Foi o suficiente para que ela não atirasse.
— Você está viva! — disse Luísa aliviada.
Era como se um grande peso fosse retirado de suas costas.
— Está consciente? — perguntou, agachando-se.
A jovem apenas balançou a cabeça positivamente. Luísa se aproximou ainda mais e a analisou, não havia apresentado nenhuma mudança radical de comportamento. Concluiu que amputar seu braço funcionou, já havia se passado dez minutos e ela não se transformou, isso a acalmou um pouco.
A jovem estava pálida, porém consciente e capaz de se comunicar. Aproveitando a oportunidade, resolveu fazer algumas perguntas, precisava de informações.
— Você precisará de analgésicos, anti-inflamatórios e alguns outros medicamentos. Sei que não é um bom momento e que precisa descansar, mas você tem algum parente que possa lhe ajudar?
— Sim — A garota se acomodou melhor e continuou: — Meu tio Nicolas. Na mochila tem um walk-talk, tente falar com ele.

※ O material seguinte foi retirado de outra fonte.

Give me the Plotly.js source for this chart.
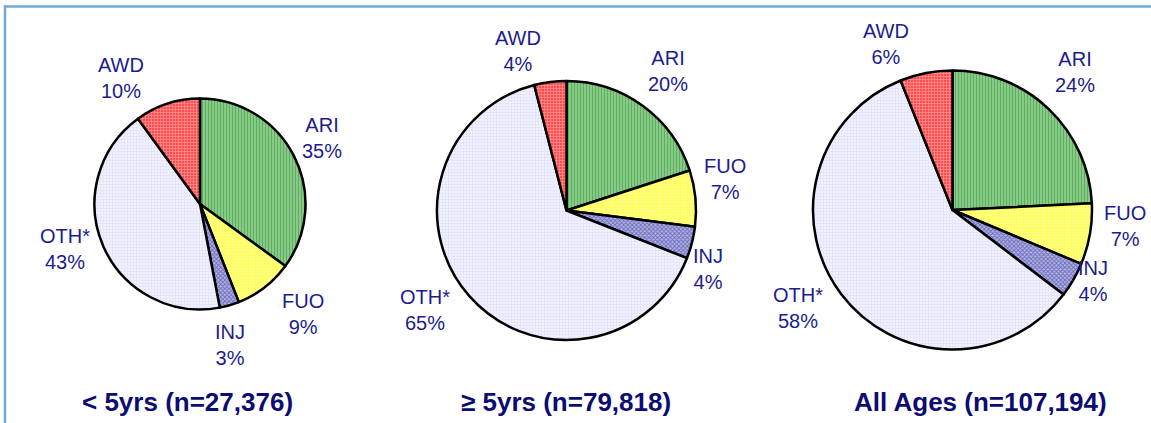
<!DOCTYPE html>
<html>
<head>
<meta charset="utf-8">
<script src="https://cdn.plot.ly/plotly-3.0.1.min.js"></script>
<style>html,body{margin:0;padding:0;background:#fff;}#chart{width:1151px;height:423px;}</style>
</head>
<body>
<div id="chart"></div>
<script>
// ---- data ----
const categories = ["ARI", "FUO", "INJ", "OTH*", "AWD"];
const under5 = [35, 9, 3, 43, 10];
const over5 = [20, 7, 4, 65, 4];
const allAges = [24, 7, 4, 58, 6];
const groupTitles = ["< 5yrs (n=27,376)", "\u2265 5yrs (n=79,818)", "All Ages (n=107,194)"];

// ---- styles ----
const W = 1151, H = 423;
const bgColors = ["#8fd08f", "#ffff55", "#b4b4e6", "#f2f2ff", "#ff4b4b"];
const fgColors = ["#2f8a2f", "#ffffd0", "#22228f", "#d4d4f4", "#ffd6d6"];
const shapes = ["|", "+", "x", "+", "+"];
const solid = [0.45, 0.45, 0.5, 0.45, 0.45];
const labelColor = "#1c1c8e";
const titleColor = "#0c0c72";

// pie geometry in pixels: [cx, cy, r]
const pieGeom = [[200, 204, 105.5], [566.5, 210.5, 129.5], [952.5, 210, 139.5]];
// label centres in pixels, per pie, per category
const labelPos = [
  [[322, 138], [303, 314], [230, 345], [65, 249], [121, 78]],
  [[668, 71], [725, 179], [708, 269], [425, 310], [518, 51]],
  [[1075, 72], [1125, 226], [1093, 281], [798, 308], [886, 44]]
];
const titlePos = [[187.5, 402], [566, 402], [980, 402]];

const series = [under5, over5, allAges];
const traces = series.map((vals, i) => {
  const [cx, cy, r] = pieGeom[i];
  return {
    type: "pie",
    labels: categories,
    values: vals,
    sort: false,
    direction: "clockwise",
    rotation: 0,
    textinfo: "none",
    hoverinfo: "label+value",
    showlegend: false,
    domain: {
      x: [(cx - r) / W, (cx + r) / W],
      y: [1 - (cy + r) / H, 1 - (cy - r) / H]
    },
    marker: {
      colors: bgColors,
      line: {color: "#000000", width: 2.5},
      pattern: {
        shape: shapes,
        bgcolor: bgColors,
        fgcolor: fgColors,
        size: 3,
        solidity: solid,
        fillmode: "overlay"
      }
    }
  };
});

const annotations = [];
series.forEach((vals, i) => {
  vals.forEach((v, j) => {
    const [px, py] = labelPos[i][j];
    annotations.push({
      xref: "paper", yref: "paper",
      x: px / W, y: 1 - py / H,
      xanchor: "center", yanchor: "middle",
      showarrow: false,
      text: categories[j] + "<br>" + v + "%",
      font: {family: "Liberation Sans, Arial, sans-serif", size: 20, color: labelColor}
    });
  });
  const [tx, ty] = titlePos[i];
  annotations.push({
    xref: "paper", yref: "paper",
    x: tx / W, y: 1 - ty / H,
    xanchor: "center", yanchor: "middle",
    showarrow: false,
    text: "<b>" + groupTitles[i] + "</b>",
    font: {family: "Liberation Sans, Arial, sans-serif", size: 26, color: titleColor}
  });
});

const layout = {
  width: W, height: H,
  margin: {l: 0, r: 0, t: 0, b: 0},
  paper_bgcolor: "#ffffff",
  plot_bgcolor: "#ffffff",
  annotations: annotations,
  shapes: [
    {type: "line", xref: "paper", yref: "paper", x0: 4 / W, x1: 1, y0: 1 - 6.5 / H, y1: 1 - 6.5 / H,
     line: {color: "#70a8d8", width: 2.5}},
    {type: "line", xref: "paper", yref: "paper", x0: 5 / W, x1: 5 / W, y0: 0, y1: 1 - 5.5 / H,
     line: {color: "#70a8d8", width: 2.5}}
  ]
};

Plotly.newPlot("chart", traces, layout, {displayModeBar: false, staticPlot: true});
</script>
</body>
</html>
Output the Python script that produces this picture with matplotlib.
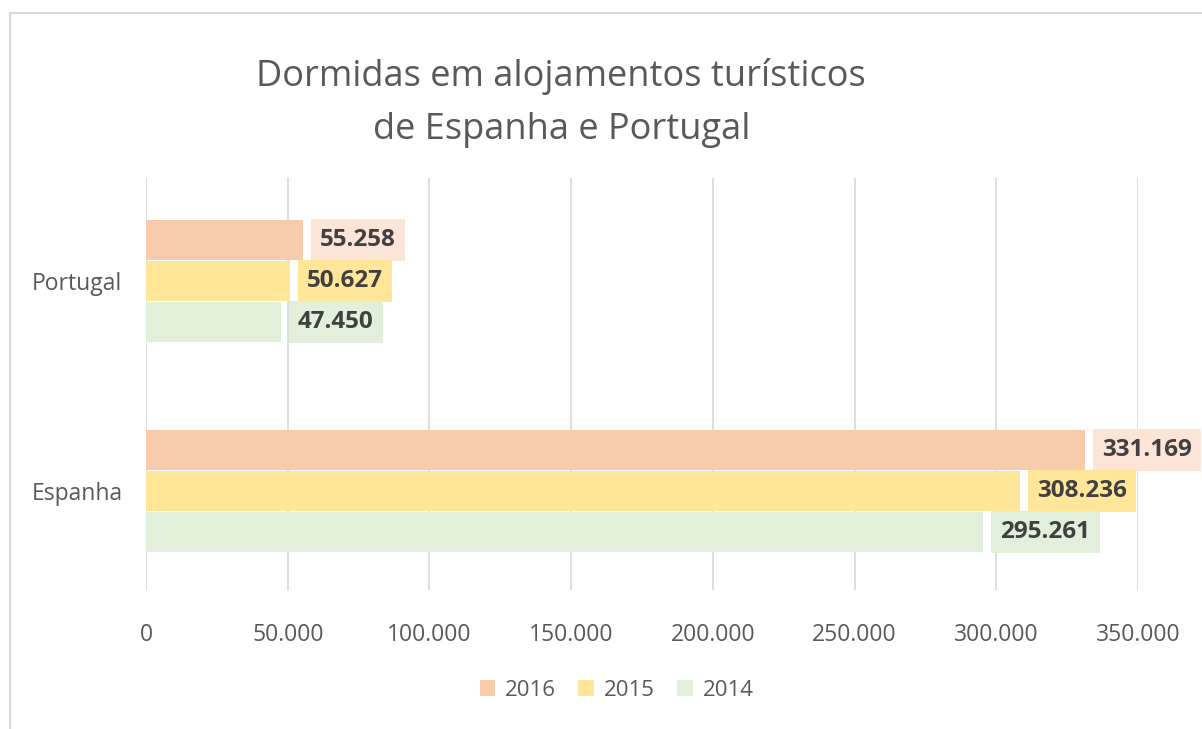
import numpy as np
import matplotlib
matplotlib.use("Agg")
import matplotlib.pyplot as plt
from matplotlib.lines import Line2D
from matplotlib.patches import Patch

TITLE = "Dormidas em alojamentos turísticos\nde Espanha e Portugal"
countries = ["Espanha", "Portugal"]
years = ["2016", "2015", "2014"]
values = {
    "2016": [331169, 55258],
    "2015": [308236, 50627],
    "2014": [295261, 47450],
}
x_ticks = [0, 50000, 100000, 150000, 200000, 250000, 300000, 350000]

bar_colors = {"2016": "#F8CBAD", "2015": "#FFE699", "2014": "#E2EFDA"}
box_colors = {"2016": "#FCE4D6", "2015": "#FFE699", "2014": "#E2EFDA"}
offsets = {"2016": 0.195, "2015": 0.0, "2014": -0.195}

plt.rcParams["font.family"] = ["Open Sans", "DejaVu Sans"]


def fmt(v):
    return f"{v:,}".replace(",", ".")


fig = plt.figure(figsize=(12.02, 7.29), dpi=100)
ax = fig.add_axes([0.1215, 0.1907, 0.8253, 0.5651])

# outer chart border (cut by figure edge on right/bottom)
fig.add_artist(Line2D([10 / 1202, 10 / 1202], [1 - 13 / 729, 0], color="#D9D9D9", lw=1.5))
fig.add_artist(Line2D([10 / 1202, 1], [1 - 13 / 729, 1 - 13 / 729], color="#D9D9D9", lw=1.5))

y = np.arange(len(countries))
for yr in years:
    vals = values[yr]
    ax.barh(y + offsets[yr], vals, height=0.19, color=bar_colors[yr], label=yr, zorder=2)
    for yi, v in zip(y, vals):
        ax.annotate(fmt(v), (v, yi + offsets[yr]), xytext=(12.5, 0), textcoords="offset points",
                    ha="left", va="center", fontsize=17.5, fontweight="bold", color="#404040",
                    bbox=dict(boxstyle="square,pad=0.38", fc=box_colors[yr], ec="none"),
                    annotation_clip=False, zorder=3)

ax.set_xlim(0, 350000)
ax.set_ylim(-0.47, 1.49)
ax.set_xticks(x_ticks)
ax.set_xticklabels([fmt(t) for t in x_ticks])
ax.set_yticks(y)
ax.set_yticklabels(countries)
ax.grid(axis="x", color="#D9D9D9", lw=1.2, zorder=0)
ax.set_axisbelow(True)
for s in ax.spines.values():
    s.set_visible(False)
ax.tick_params(axis="both", length=0, labelsize=16.5, labelcolor="#595959")
ax.tick_params(axis="x", pad=24)
ax.tick_params(axis="y", pad=17)

fig.text(0.467, 0.859, TITLE, ha="center", va="center", fontsize=26, color="#595959",
         linespacing=1.65)

handles = [Patch(facecolor=bar_colors[yr], edgecolor="none") for yr in years]
fig.legend(handles, years, loc="center", bbox_to_anchor=(0.513, 0.053), ncol=3, frameon=False,
           fontsize=16, labelcolor="#595959", handlelength=0.7, handleheight=0.7,
           handletextpad=0.45, columnspacing=1.0)

fig.savefig("out.png", dpi=100)
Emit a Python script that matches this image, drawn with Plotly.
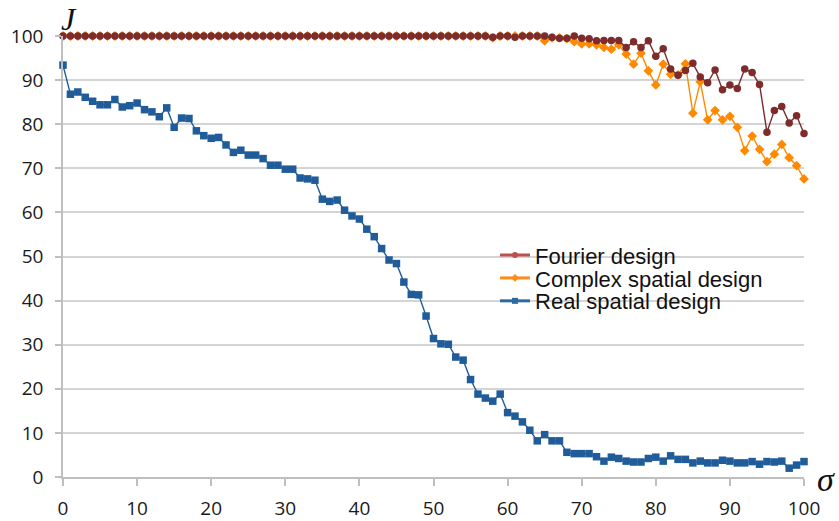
import plotly.graph_objects as go

# sigma values 0..100
sigma = list(range(101))

fourier = [
    100, 100, 100, 100, 100, 100, 100, 100, 100, 100,
    100, 100, 100, 100, 100, 100, 100, 100, 100, 100,
    100, 100, 100, 100, 100, 100, 100, 100, 100, 100,
    100, 100, 100, 100, 100, 100, 100, 100, 100, 100,
    100, 100, 100, 100, 100, 100, 100, 100, 100, 100,
    100, 100, 100, 100, 100, 100, 100, 100, 99.7, 100,
    100, 99.7, 100, 100, 100, 100, 99.7, 99.5, 99.5, 100,
    99.5, 99.4, 98.9, 99.0, 99.0, 99.0, 97.4, 98.7, 97.4, 98.9,
    95.4, 97.1, 92.5, 91.1, 92.2, 93.8, 90.7, 89.4, 92.3, 87.8,
    88.9, 88.1, 92.5, 91.7, 89.0, 78.2, 83.1, 84.0, 80.3, 81.9,
    77.9,
]

complex_spatial = [
    100, 100, 100, 100, 100, 100, 100, 100, 100, 100,
    100, 100, 100, 100, 100, 100, 100, 100, 100, 100,
    100, 100, 100, 100, 100, 100, 100, 100, 100, 100,
    100, 100, 100, 100, 100, 100, 100, 100, 100, 100,
    100, 100, 100, 100, 100, 100, 100, 100, 100, 100,
    100, 100, 100, 100, 100, 100, 100, 100, 99.6, 100,
    100, 100, 100, 100, 100, 98.9, 99.6, 99.6, 99.4, 98.7,
    98.2, 98.2, 98.0, 97.4, 97.0, 98.0, 95.9, 93.6, 96.1, 92.1,
    88.9, 93.6, 91.3, 91.2, 93.7, 82.5, 89.6, 81.0, 83.1, 81.0,
    81.8, 79.3, 74.0, 77.3, 74.3, 71.5, 73.2, 75.4, 72.4, 70.6,
    67.6,
]

real_spatial = [
    93.4, 86.8, 87.3, 86.1, 85.2, 84.4, 84.4, 85.6, 83.9, 84.2,
    84.8, 83.3, 82.8, 81.7, 83.7, 79.3, 81.4, 81.3, 78.5, 77.4,
    76.8, 77.0, 75.3, 73.6, 74.1, 73.0, 73.0, 72.2, 70.7, 70.7,
    69.8, 69.8, 67.8, 67.6, 67.3, 63.0, 62.5, 62.8, 60.5, 59.2,
    58.5, 56.2, 54.5, 51.8, 49.2, 48.4, 44.2, 41.4, 41.3, 36.5,
    31.4, 30.2, 30.1, 27.2, 26.5, 22.1, 18.8, 17.9, 17.2, 18.8,
    14.6, 13.8, 12.5, 10.6, 8.2, 9.6, 8.2, 8.2, 5.6, 5.3,
    5.3, 5.3, 4.6, 3.6, 4.5, 4.2, 3.6, 3.4, 3.4, 4.2,
    4.5, 3.6, 4.8, 4.0, 4.0, 3.2, 3.6, 3.2, 3.2, 3.8,
    3.6, 3.2, 3.2, 3.5, 2.9, 3.5, 3.4, 3.6, 2.0, 2.7,
    3.5,
]

series_names = ["Fourier design", "Complex spatial design", "Real spatial design"]
x_ticks = [0, 10, 20, 30, 40, 50, 60, 70, 80, 90, 100]
y_ticks = [0, 10, 20, 30, 40, 50, 60, 70, 80, 90, 100]

line_colors = ["#7d2b2b", "#ff8a00", "#1f5c99"]
legend_colors = ["#c0504d", "#ff8c1a", "#2c6aa0"]
symbols = ["circle", "diamond", "square"]
sizes = [7.5, 7.5, 7.5]

fig = go.Figure()

# Draw real spatial first so the other two sit on top
order = [2, 1, 0]
data = [fourier, complex_spatial, real_spatial]
for i in order:
    fig.add_trace(go.Scatter(
        x=sigma, y=data[i], mode="lines+markers",
        line=dict(color=line_colors[i], width=1.4),
        marker=dict(symbol=symbols[i], size=sizes[i], color=line_colors[i],
                    line=dict(width=0)),
        showlegend=False, cliponaxis=False, hoverinfo="skip",
    ))

# One legend box per series, stacked tightly
legend_ids = ["legend", "legend2", "legend3"]
legend_y = [0.503, 0.451, 0.399]
for i in range(3):
    fig.add_trace(go.Scatter(
        x=[None], y=[None], mode="lines+markers", name=series_names[i],
        legend=legend_ids[i],
        line=dict(color=legend_colors[i], width=3),
        marker=dict(symbol=symbols[i], size=6, color=legend_colors[i]),
    ))

legend_style = dict(
    x=0.583, xanchor="left", yanchor="middle",
    bgcolor="rgba(0,0,0,0)",
    font=dict(family="Liberation Sans", size=22, color="#111111"),
    itemwidth=30,
)

fig.update_layout(
    width=839, height=521,
    margin=dict(l=63, r=35, t=36, b=44, autoexpand=False),
    paper_bgcolor="white", plot_bgcolor="white",
    font=dict(family="Open Sans", size=19, color="#1a1a1a"),
    legend=dict(y=legend_y[0], **legend_style),
    legend2=dict(y=legend_y[1], **legend_style),
    legend3=dict(y=legend_y[2], **legend_style),
    xaxis=dict(
        range=[0, 100], tickvals=x_ticks, ticks="outside", ticklen=7,
        tickcolor="#bfbfbf", tickwidth=1.5, showgrid=False, zeroline=False,
        showline=True, linecolor="#bfbfbf", linewidth=1.5,
        ticklabelstandoff=6, automargin=False,
    ),
    yaxis=dict(
        range=[0, 100], tickvals=y_ticks, ticks="outside", ticklen=6,
        tickcolor="#bfbfbf", tickwidth=1.5, showgrid=True, gridcolor="#d4d4d4",
        gridwidth=1.5, zeroline=False, showline=True, linecolor="#bfbfbf",
        linewidth=1.5, ticklabelstandoff=8, automargin=False,
    ),
    annotations=[
        dict(text="<i>J</i>", xref="paper", yref="paper", x=0.0, y=1.0,
             xanchor="left", yanchor="bottom", xshift=-4, yshift=-3, showarrow=False,
             font=dict(family="Liberation Serif", size=32, color="#111111")),
        dict(text="<i>σ</i>", xref="paper", yref="paper", x=1.0, y=0.0,
             xanchor="left", yanchor="middle", xshift=11, yshift=-2, showarrow=False,
             font=dict(family="Liberation Serif", size=34, color="#111111")),
    ],
)

fig.write_html("out.html")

— Farei o possível, agora descanse um pouco — aconselhou a ex-detenta.
Luísa pegou o walk-talk que estava no bolso da mochila e caminhou para fora da cabana, deixando Emily tranquila para trocar o curativo da jovem. Ester também optou por respirar um pouco de ar puro, porém teve que explicar a história toda para Nancy que ainda estava um pouco chapada e só conseguia rir e fazer piadas com a situação.
Luísa estava prestes a chamar a atenção das duas mulheres, quando foi surpreendida pelo roncar do rádio indicando que alguém havia atendido.
— Alô? — Era uma voz masculina e familiar.
Luísa esforçou-se para lembrar.
— Clarisse? — perguntou o homem novamente.
Lembrou-se imediatamente do proprietário daquela voz grave e aveludada.
Existem vozes parecidas, mas aquela era a voz de Nicolas. O homem que havia lhe ajudado poucas horas atrás, salvando-a de um zumbi e a instruindo sobre como matar os mortos-vivos. Ela tinha quase certeza!